For a child of separation, this second loss can hit a tender spot. They've already learned, painfully, that the adults in their life can leave. A second departure can reactivate that, confirming a fear they were just starting to set down. This is why the loss deserves real care, not a quick they're not around anymore and a change of subject.
This is also, gently, the strongest argument for the slower introductions the 6-Month Rule exists to encourage. A partner introduced early and often, before the relationship had proven stable, sets a child up for exactly this kind of loss. The waiting isn't about timing for its own sake. It's about not asking a child to attach to people who may not stay.
What to tell them
The guidance here echoes the guidance for the original separation, because the principles are the same. Children handle the truth, told simply and kindly, better than they handle confusion or a story that doesn't match what they sense.
Keep it simple and age-appropriate. A young child needs little. You know how [name] and I were together? We've decided not to be together anymore. That means you won't see them like you used to. It's okay to feel sad about that. An older child can handle a bit more, but still doesn't need the adult detail.
Don't make the child carry the adult story. The reasons the relationship ended are adult business. The child doesn't need to know about the conflicts, the incompatibilities, the things that went wrong. Loading the child with the grown-up narrative, or worse, casting the former partner as a villain, puts the child in the middle of an adult ending they had no part in.
Validate the feeling, whatever it is. Some children are sad. Some are angry. Some are relieved, especially if the relationship brought tension into the home. Some seem unaffected and then surface a feeling weeks later. All of these are valid. It makes sense that you're sad. You and [name] were close. The naming gives the child permission to feel what they feel.
Be honest about the future, including the uncertainty. The hardest question is often will I see them again? Answer it as truthfully as you can. Sometimes the answer is no, and it's kinder to be gentle and clear than to offer a false maybe. Sometimes a former partner who was important to the child can stay in touch in some form, and where that's genuinely possible and healthy, it can soften the loss. But don't promise a continued relationship you can't deliver.
What to protect
A few things are worth protecting your child from in the middle of this.
Protect them from your version of the ending. Your hurt, your anger, your sense of betrayal, are real and they belong with your own support, not in your child's understanding of what happened. A child who absorbs a parent's bitterness about a former partner inherits a complicated feeling about someone they may simply have loved.
Protect them from responsibility. Children, especially younger ones, can quietly conclude that the breakup was somehow their fault, the same magical thinking that haunts the original separation. Be explicit that it wasn't about them. This was between [name] and me. It had nothing to do with you. You didn't do anything.
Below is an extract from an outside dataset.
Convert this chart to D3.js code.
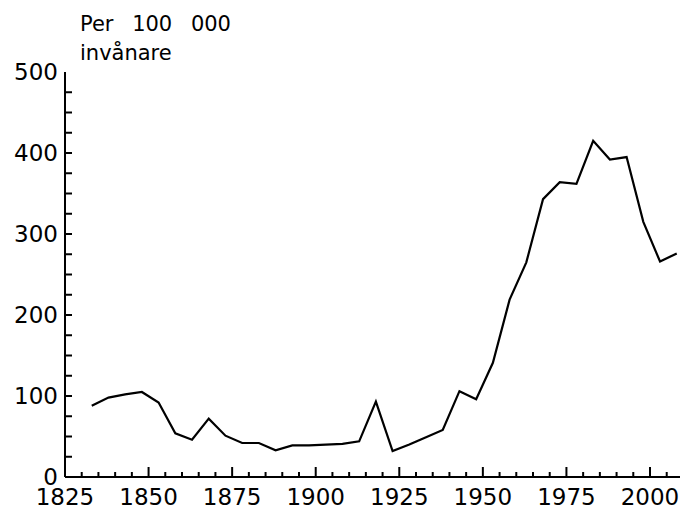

Protect their right to have liked the person. Your child is allowed to miss someone you're glad to see the back of. Don't ask them to share your relief or your anger. Let them grieve the person they knew, who may have been genuinely good to them even if the relationship was wrong for you.
If it's the Co-Parent's relationship that ended
Sometimes the relationship that ended is in the other household. The Co-Parent's partner, who your child had attached to, is gone, and your child brings that loss to you.
Your role here is support, not commentary. Resist any pull to feel satisfaction about the Co-Parent's breakup, and certainly keep any such feeling far from the child. What the child needs is the same thing they'd need if it were your relationship ending. Acknowledgement, validation, permission to grieve. I know you really liked them. It's sad that they won't be around. It's okay to miss them.
You don't need the details, and you shouldn't probe for them. The child is bringing you a feeling, not a news report. Meet the feeling. The mechanics of the Co-Parent's relationship are the Co-Parent's business.
The longer view
A breakup in a blended family is hard, and it's also survivable, the way the original separation was survivable. Children are resilient when the adults around them handle hard things honestly and stay steady. The loss is real and it deserves its grief, and then, held well, it becomes one more thing the child came through with a trusted parent beside them.
The experience may also, quietly, shape how you handle the next relationship. Many parents, having watched a child grieve a partner's departure, hold more closely to the slower introduction next time, not out of fear, but out of a clear-eyed wish not to ask their child to attach again until the relationship has earned it. That's not cynicism. That's a parent protecting a child's tender places, which is the whole job.
The line you carry
When a relationship ends, your child can face a second loss, layered on the first, for someone they didn't choose to love and didn't choose to lose. Tell them simply and honestly. Keep the adult story out of it. Validate whatever they feel, including missing someone you're relieved to see go. Protect them from your version, from responsibility, and protect their right to their own grief.
The person who was here is gone. Your child gets to be sad about that, with you steady beside them, the way you were the first time.
Your child is allowed to grieve someone you're glad to see go. Let them, and stay steady while they do.